The vent has a float and a vent hole, just like an exposed air vent, but all of this is inside the radiator. The In-Air-Rid also has a spring loaded seat that seals the last radiator section from the next-to-last section. When steam enters the radiator from the bottom, it rises to the top of the radiator because it’s lighter than air. Once at the top, the steam wants to move horizontally across the top of the radiator and toward the vent. Without that spring-loaded seat, the steam would close the vent before most of the radiator was hot, but with it, the steam has to take a detour downward through that next-to-last radiator section, and then upward into the final section. This ensures that the radiator heats all the way across. It’s brilliant.
The vent hole in the In-Air-Rid is the dot in the i in the word Air.
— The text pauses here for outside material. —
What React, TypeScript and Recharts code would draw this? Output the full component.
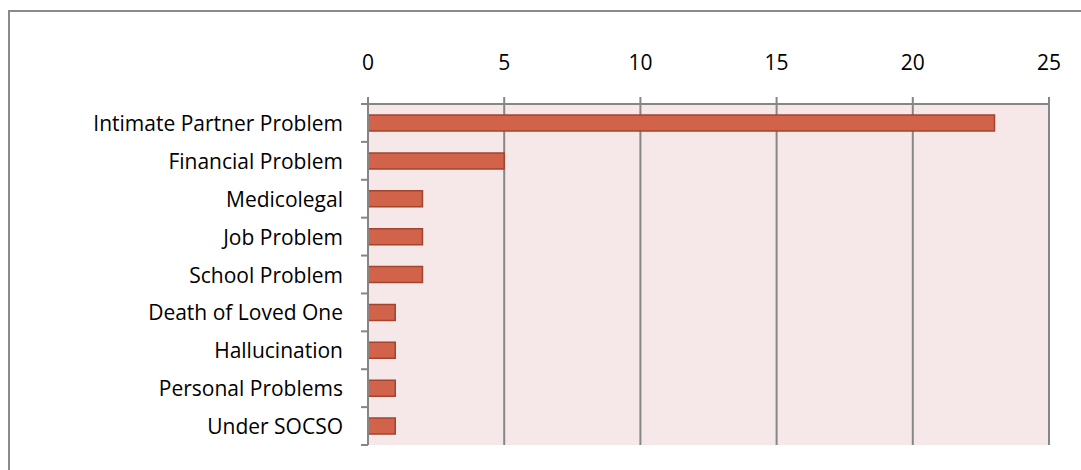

If that dot gets plugged, the radiator won’t heat because the air can’t get out, so we need to beware of the painters. I’ve fixed many heating problems with a paperclip. I loved seeing the look on the building owner’s faces when I did that.
There was a long and lovely learning curve with steam air venting, and the automatic air vent did not come easily to the heating industry. They really deserve more appreciation than we give them nowadays.